My point is that observably other people in the world are not doing that by choice. One identity has to win over the others. Even within Britain, the English identity being the dominant one is still not a settled issue. and then even within England the dominance of the South over the North is a live issue. So expecting it will be throughout Europe is just not going to happen.

Why are you so against keeping the unique identities of Europe and replacing it with some homogeneity? Within the US it may make sense for some kind of shared American identity to form, but America is so big, what you instead get are groupings that are very different from one another, I simply do not see that as a model for some kind of shared whiteness. I identify somewhat with the Appalachian borderers being as my family is Ulster-Scots and I identify somewhat with WASPs because another part of my family is English Protestants. And indeed within the black community, I can see the strand of where they inherited some of that borderer honor culture. My wife's uncles and my uncles have some very similar points of view despite being from different continents and being different races (both disowning gay sons!). I have more in common sometimes with those black firefighters than I do with my white Blue Tribe colleagues.

Alliances are a very different thing than identity. It's absolutely fine to have alliances over political needs, and desires, but that doesn't mean you have a shared identity. Alliances are practical and can shift and change depending on circumstances.

I’m not sure what you mean by “it isn’t a choice, one identity has to win out.” I’m trying to think of an example of what you mean but I only find counterexamples in the context of enlarged group dynamics. Someone could grow up in Pakistan where tribes matter, and then move to America and join the Desi student organization or a Southeast Asian networking society, while internalizing a story about colonialism and racism (anti-white) that may no even apply to their tribe. This example can just as well apply to a Native American who usefully identifies as “indigenous”, or a Saudi tribal member who begins to identify as Arab, or any other group. Even Korean descendants in America may cease to hate Japan and affiliate with Asian Umbrella organizations from middle school even to their job at Google, where they may advocate for more Asian employees without regard for Koreans specifically. All of this is volitional and the choice is informed by an intuitive allegiant identity, an organic understanding that you and your kin are better positioned by combining together related groups. This is, in fact, the very story of Europe until 21st century philosophers desperately tried to revise it. Your “English” identity came about through a useful amalgamation, but of course, Cornwall will always be unique culturally right? But if you had British members stationed in India in 1910, the obvious group dynamic would be that the Welsh and Scottish and British are one group — even if at home they have separate interests.

even within England the dominance of the South over the North is a live issue

Is that not immaterial? Even within my household the dominance of the Apple TV between me and my sibling was a live issue. Even within my grandparents’ progeny the dominance over a house may be a live issue. This can apply in infinitely large or infinitely small directions, but whenever we look at group dynamics we clearly see the allegiant identities I mention above. Eg, where India is concerned, the petty squabbles of Pakistani tribes no longer matter.
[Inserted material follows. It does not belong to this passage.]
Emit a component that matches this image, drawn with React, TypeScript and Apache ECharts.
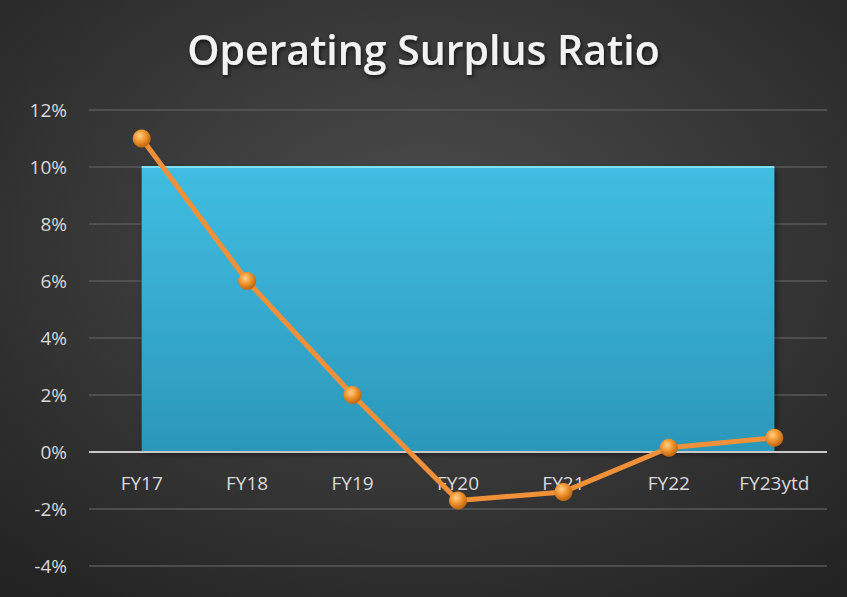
import React, { useEffect, useRef } from "react";
import * as echarts from "echarts";

const categories = ["FY17", "FY18", "FY19", "FY20", "FY21", "FY22", "FY23ytd"];
const ratioValues = [11, 6, 2, -1.7, -1.4, 0.15, 0.5];
const targetValues = [10, 10, 10, 10, 10, 10, 10];
const yTicks = { min: -4, max: 12, interval: 2 };

export default function App() {
  const ref = useRef<HTMLDivElement>(null);
  useEffect(() => {
    document.body.style.margin = "0";
    const chart = echarts.init(ref.current!, null, { renderer: "svg" });
    chart.setOption({
      animation: false,
      backgroundColor: {
        type: "radial",
        x: 0.5,
        y: 0.4,
        r: 0.75,
        colorStops: [
          { offset: 0, color: "#4d4d4d" },
          { offset: 1, color: "#232323" },
        ],
      },
      title: {
        text: "Operating Surplus Ratio",
        left: "center",
        top: 23,
        textStyle: {
          color: "#f2f2f2",
          fontSize: 41,
          fontWeight: 600,
          fontFamily: "Open Sans",
          textShadowColor: "rgba(0,0,0,0.7)",
          textShadowBlur: 4,
          textShadowOffsetX: 1,
          textShadowOffsetY: 2,
        },
      },
      grid: { left: 89, right: 20, top: 110, bottom: 31, containLabel: false },
      xAxis: {
        type: "category",
        data: categories,
        boundaryGap: true,
        axisLine: { show: false, onZero: false },
        axisTick: { show: false },
        axisLabel: { color: "#d9d9d9", fontSize: 19, fontFamily: "Open Sans", margin: -93 },
        z: 5,
      },
      yAxis: {
        type: "value",
        min: yTicks.min,
        max: yTicks.max,
        interval: yTicks.interval,
        axisLine: { show: false },
        axisTick: { show: false },
        axisLabel: {
          color: "#d9d9d9",
          fontSize: 19,
          fontFamily: "Open Sans",
          margin: 22,
          formatter: (v: number) => `${v}%`,
        },
        splitLine: { lineStyle: { color: "#595959", width: 1.5 } },
      },
      series: [
        {
          name: "Target",
          type: "line",
          data: targetValues,
          symbol: "none",
          lineStyle: { width: 2, color: "#7fe0f7" },
          areaStyle: {
            opacity: 1,
            color: {
              type: "linear",
              x: 0,
              y: 0,
              x2: 0,
              y2: 1,
              colorStops: [
                { offset: 0, color: "#40bde2" },
                { offset: 1, color: "#2b97b9" },
              ],
            },
            shadowColor: "rgba(0,0,0,0.5)",
            shadowBlur: 6,
            shadowOffsetX: 2,
            shadowOffsetY: 2,
          },
          markLine: {
            silent: true,
            symbol: "none",
            label: { show: false },
            lineStyle: { color: "#c8c8c8", width: 2, type: "solid" },
            data: [{ yAxis: 0 }],
          },
          z: 1,
        },
        {
          name: "Operating Surplus Ratio",
          type: "line",
          data: ratioValues,
          symbol: "circle",
          symbolSize: 18,
          lineStyle: { width: 5, color: "#f0913a" },
          itemStyle: {
            color: {
              type: "radial",
              x: 0.4,
              y: 0.35,
              r: 0.6,
              colorStops: [
                { offset: 0, color: "#ffd08a" },
                { offset: 0.5, color: "#f39a35" },
                { offset: 1, color: "#c46a12" },
              ],
            },
            borderWidth: 0,
          },
          z: 10,
        },
      ],
    });
    return () => chart.dispose();
  }, []);
  return <div ref={ref} style={{ width: 847, height: 597 }} />;
}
Why are you so against keeping the unique identities of Europe

Keep them until they get boring, it doesn’t matter, but

homogeneity(-qua-outgroup)

is absolutely essential unless you want zero power, demotivated children and probable replacement. In other words, if you genuinely love your unique identity, you must understand that it’s a small branch of a larger tree, and there is already someone with an axe trying at the trunk beneath you.

Alliances are a very different thing than identity

I disagree, even the earliest identity in Europe was the conscious decision by an old tribal leader, and even the identity “Welsh” or “Scottish” is the consequence of an old alliance. And Anglo-Saxon and all the other hyphenated-Brits… The clearest example of an allegiant identity is maybe Italian, which had different languages and customs at the time of its unification. Really I think it’s some sort of intuitive utilitarian formula. You can interbreed your identity but it will eventually become irrelevant, or you can combine it prudently and have a defensible identity, not unlike a country — or a union of “Greek” states.

But if you had British members stationed in India in 1910, the obvious group dynamic would be that the Welsh and Scottish and British are one group — even if at home they have separate interests.

But that is just temporary. Take them back home and they split. That is my point, it's an alliance not an erasure of the identity in the first place. If there were one identity. they would all just be British.

Temporary alliance based upon the situation is an entirely different animal than having one singular identity as you claim they must if they are to survive. The Scot and the Welshmen may then ally against the Englishmen in other situations. Temporary alliances based upon the situation seem to provide the benefit you want, without having to set aside the unique identities.

And in some circumstances perhaps the Scot and a Frenchman would ally against the Englishman, or a Jamaican and an Irishman against the Englishmen. (There is perhaps a pattern here.)

Keeping your options open as to which group is best to ally with, seems much the best choice, because it may not be those physically closest to you, or even culturally so, dependent on the situation.